(Entries with chart source code)

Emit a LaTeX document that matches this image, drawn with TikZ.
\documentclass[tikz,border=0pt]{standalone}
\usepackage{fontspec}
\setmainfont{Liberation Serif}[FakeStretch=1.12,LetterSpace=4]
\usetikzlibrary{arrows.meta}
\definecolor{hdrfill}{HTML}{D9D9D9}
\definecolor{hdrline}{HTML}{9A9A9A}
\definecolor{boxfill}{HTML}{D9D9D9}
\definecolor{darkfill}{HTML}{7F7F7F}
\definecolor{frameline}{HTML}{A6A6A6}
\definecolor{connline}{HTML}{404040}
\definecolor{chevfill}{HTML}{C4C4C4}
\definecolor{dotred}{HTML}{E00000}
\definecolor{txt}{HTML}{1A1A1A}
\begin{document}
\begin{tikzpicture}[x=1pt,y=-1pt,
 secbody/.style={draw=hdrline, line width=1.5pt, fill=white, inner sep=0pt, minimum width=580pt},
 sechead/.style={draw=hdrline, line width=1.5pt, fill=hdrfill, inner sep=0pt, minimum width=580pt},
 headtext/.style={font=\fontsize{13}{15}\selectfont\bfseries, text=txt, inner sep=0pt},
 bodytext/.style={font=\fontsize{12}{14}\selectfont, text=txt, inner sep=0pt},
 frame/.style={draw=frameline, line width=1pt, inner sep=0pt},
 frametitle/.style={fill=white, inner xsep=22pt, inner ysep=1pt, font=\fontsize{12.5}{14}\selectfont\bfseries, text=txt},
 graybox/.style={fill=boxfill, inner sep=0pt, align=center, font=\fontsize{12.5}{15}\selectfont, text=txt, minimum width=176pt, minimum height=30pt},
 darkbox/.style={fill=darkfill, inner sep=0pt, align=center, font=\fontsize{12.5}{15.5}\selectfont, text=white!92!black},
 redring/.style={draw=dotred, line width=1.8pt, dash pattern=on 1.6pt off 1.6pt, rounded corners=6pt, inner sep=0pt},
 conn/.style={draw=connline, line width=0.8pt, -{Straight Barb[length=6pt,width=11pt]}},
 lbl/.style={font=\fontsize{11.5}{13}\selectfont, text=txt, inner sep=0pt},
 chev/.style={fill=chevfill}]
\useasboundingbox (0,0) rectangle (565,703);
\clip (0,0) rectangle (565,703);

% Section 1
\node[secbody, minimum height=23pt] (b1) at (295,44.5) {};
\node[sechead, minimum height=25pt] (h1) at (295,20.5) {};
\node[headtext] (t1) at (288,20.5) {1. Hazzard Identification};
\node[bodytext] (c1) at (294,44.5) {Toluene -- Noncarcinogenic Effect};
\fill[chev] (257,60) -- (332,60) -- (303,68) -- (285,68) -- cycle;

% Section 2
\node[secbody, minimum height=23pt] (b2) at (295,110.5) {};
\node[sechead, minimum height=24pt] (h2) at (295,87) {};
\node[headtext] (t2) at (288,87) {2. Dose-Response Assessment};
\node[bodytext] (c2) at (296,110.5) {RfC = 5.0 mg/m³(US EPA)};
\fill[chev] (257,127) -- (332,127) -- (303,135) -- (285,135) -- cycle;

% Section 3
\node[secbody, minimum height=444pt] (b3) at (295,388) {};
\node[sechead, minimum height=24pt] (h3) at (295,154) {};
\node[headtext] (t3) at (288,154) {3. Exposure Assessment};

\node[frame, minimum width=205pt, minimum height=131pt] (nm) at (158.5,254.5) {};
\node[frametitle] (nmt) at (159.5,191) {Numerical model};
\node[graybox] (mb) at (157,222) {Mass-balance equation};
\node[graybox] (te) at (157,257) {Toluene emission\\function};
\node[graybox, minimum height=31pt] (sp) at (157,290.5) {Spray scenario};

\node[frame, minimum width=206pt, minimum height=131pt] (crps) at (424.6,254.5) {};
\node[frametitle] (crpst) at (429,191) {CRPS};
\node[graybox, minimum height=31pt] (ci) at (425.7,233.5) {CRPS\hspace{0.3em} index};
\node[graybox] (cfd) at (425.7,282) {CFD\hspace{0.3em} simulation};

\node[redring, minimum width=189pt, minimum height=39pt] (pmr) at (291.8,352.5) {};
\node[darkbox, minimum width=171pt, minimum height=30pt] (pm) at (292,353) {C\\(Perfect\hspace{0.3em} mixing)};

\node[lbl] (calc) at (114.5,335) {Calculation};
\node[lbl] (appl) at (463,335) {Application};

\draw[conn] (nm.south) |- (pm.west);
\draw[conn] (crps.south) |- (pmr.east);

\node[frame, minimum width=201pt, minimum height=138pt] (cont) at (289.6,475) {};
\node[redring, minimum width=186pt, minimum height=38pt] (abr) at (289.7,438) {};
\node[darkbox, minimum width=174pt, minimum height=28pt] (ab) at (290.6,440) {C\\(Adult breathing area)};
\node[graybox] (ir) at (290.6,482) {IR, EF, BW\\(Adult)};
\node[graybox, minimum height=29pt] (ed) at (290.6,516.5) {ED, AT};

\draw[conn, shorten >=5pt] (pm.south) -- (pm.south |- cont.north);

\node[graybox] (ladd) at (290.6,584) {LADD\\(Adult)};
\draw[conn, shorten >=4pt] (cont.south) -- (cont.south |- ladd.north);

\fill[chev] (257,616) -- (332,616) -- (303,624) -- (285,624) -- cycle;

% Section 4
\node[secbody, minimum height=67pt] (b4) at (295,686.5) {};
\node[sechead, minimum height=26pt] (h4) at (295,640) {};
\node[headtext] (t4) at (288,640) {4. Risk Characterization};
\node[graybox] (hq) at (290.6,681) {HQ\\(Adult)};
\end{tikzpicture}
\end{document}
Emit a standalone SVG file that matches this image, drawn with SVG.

[Instruction]
Reproduce each entry from the records above, character for character.

[Completed task]
Emit a LaTeX document that matches this image, drawn with TikZ.
\documentclass[tikz,border=0pt]{standalone}
\usepackage{fontspec}
\setmainfont{Liberation Serif}[FakeStretch=1.12,LetterSpace=4]
\usetikzlibrary{arrows.meta}
\definecolor{hdrfill}{HTML}{D9D9D9}
\definecolor{hdrline}{HTML}{9A9A9A}
\definecolor{boxfill}{HTML}{D9D9D9}
\definecolor{darkfill}{HTML}{7F7F7F}
\definecolor{frameline}{HTML}{A6A6A6}
\definecolor{connline}{HTML}{404040}
\definecolor{chevfill}{HTML}{C4C4C4}
\definecolor{dotred}{HTML}{E00000}
\definecolor{txt}{HTML}{1A1A1A}
\begin{document}
\begin{tikzpicture}[x=1pt,y=-1pt,
 secbody/.style={draw=hdrline, line width=1.5pt, fill=white, inner sep=0pt, minimum width=580pt},
 sechead/.style={draw=hdrline, line width=1.5pt, fill=hdrfill, inner sep=0pt, minimum width=580pt},
 headtext/.style={font=\fontsize{13}{15}\selectfont\bfseries, text=txt, inner sep=0pt},
 bodytext/.style={font=\fontsize{12}{14}\selectfont, text=txt, inner sep=0pt},
 frame/.style={draw=frameline, line width=1pt, inner sep=0pt},
 frametitle/.style={fill=white, inner xsep=22pt, inner ysep=1pt, font=\fontsize{12.5}{14}\selectfont\bfseries, text=txt},
 graybox/.style={fill=boxfill, inner sep=0pt, align=center, font=\fontsize{12.5}{15}\selectfont, text=txt, minimum width=176pt, minimum height=30pt},
 darkbox/.style={fill=darkfill, inner sep=0pt, align=center, font=\fontsize{12.5}{15.5}\selectfont, text=white!92!black},
 redring/.style={draw=dotred, line width=1.8pt, dash pattern=on 1.6pt off 1.6pt, rounded corners=6pt, inner sep=0pt},
 conn/.style={draw=connline, line width=0.8pt, -{Straight Barb[length=6pt,width=11pt]}},
 lbl/.style={font=\fontsize{11.5}{13}\selectfont, text=txt, inner sep=0pt},
 chev/.style={fill=chevfill}]
\useasboundingbox (0,0) rectangle (565,703);
\clip (0,0) rectangle (565,703);

% Section 1
\node[secbody, minimum height=23pt] (b1) at (295,44.5) {};
\node[sechead, minimum height=25pt] (h1) at (295,20.5) {};
\node[headtext] (t1) at (288,20.5) {1. Hazzard Identification};
\node[bodytext] (c1) at (294,44.5) {Toluene -- Noncarcinogenic Effect};
\fill[chev] (257,60) -- (332,60) -- (303,68) -- (285,68) -- cycle;

% Section 2
\node[secbody, minimum height=23pt] (b2) at (295,110.5) {};
\node[sechead, minimum height=24pt] (h2) at (295,87) {};
\node[headtext] (t2) at (288,87) {2. Dose-Response Assessment};
\node[bodytext] (c2) at (296,110.5) {RfC = 5.0 mg/m³(US EPA)};
\fill[chev] (257,127) -- (332,127) -- (303,135) -- (285,135) -- cycle;

% Section 3
\node[secbody, minimum height=444pt] (b3) at (295,388) {};
\node[sechead, minimum height=24pt] (h3) at (295,154) {};
\node[headtext] (t3) at (288,154) {3. Exposure Assessment};

\node[frame, minimum width=205pt, minimum height=131pt] (nm) at (158.5,254.5) {};
\node[frametitle] (nmt) at (159.5,191) {Numerical model};
\node[graybox] (mb) at (157,222) {Mass-balance equation};
\node[graybox] (te) at (157,257) {Toluene emission\\function};
\node[graybox, minimum height=31pt] (sp) at (157,290.5) {Spray scenario};

\node[frame, minimum width=206pt, minimum height=131pt] (crps) at (424.6,254.5) {};
\node[frametitle] (crpst) at (429,191) {CRPS};
\node[graybox, minimum height=31pt] (ci) at (425.7,233.5) {CRPS\hspace{0.3em} index};
\node[graybox] (cfd) at (425.7,282) {CFD\hspace{0.3em} simulation};

\node[redring, minimum width=189pt, minimum height=39pt] (pmr) at (291.8,352.5) {};
\node[darkbox, minimum width=171pt, minimum height=30pt] (pm) at (292,353) {C\\(Perfect\hspace{0.3em} mixing)};

\node[lbl] (calc) at (114.5,335) {Calculation};
\node[lbl] (appl) at (463,335) {Application};

\draw[conn] (nm.south) |- (pm.west);
\draw[conn] (crps.south) |- (pmr.east);

\node[frame, minimum width=201pt, minimum height=138pt] (cont) at (289.6,475) {};
\node[redring, minimum width=186pt, minimum height=38pt] (abr) at (289.7,438) {};
\node[darkbox, minimum width=174pt, minimum height=28pt] (ab) at (290.6,440) {C\\(Adult breathing area)};
\node[graybox] (ir) at (290.6,482) {IR, EF, BW\\(Adult)};
\node[graybox, minimum height=29pt] (ed) at (290.6,516.5) {ED, AT};

\draw[conn, shorten >=5pt] (pm.south) -- (pm.south |- cont.north);

\node[graybox] (ladd) at (290.6,584) {LADD\\(Adult)};
\draw[conn, shorten >=4pt] (cont.south) -- (cont.south |- ladd.north);

\fill[chev] (257,616) -- (332,616) -- (303,624) -- (285,624) -- cycle;

% Section 4
\node[secbody, minimum height=67pt] (b4) at (295,686.5) {};
\node[sechead, minimum height=26pt] (h4) at (295,640) {};
\node[headtext] (t4) at (288,640) {4. Risk Characterization};
\node[graybox] (hq) at (290.6,681) {HQ\\(Adult)};
\end{tikzpicture}
\end{document}
Emit a standalone SVG file that matches this image, drawn with SVG.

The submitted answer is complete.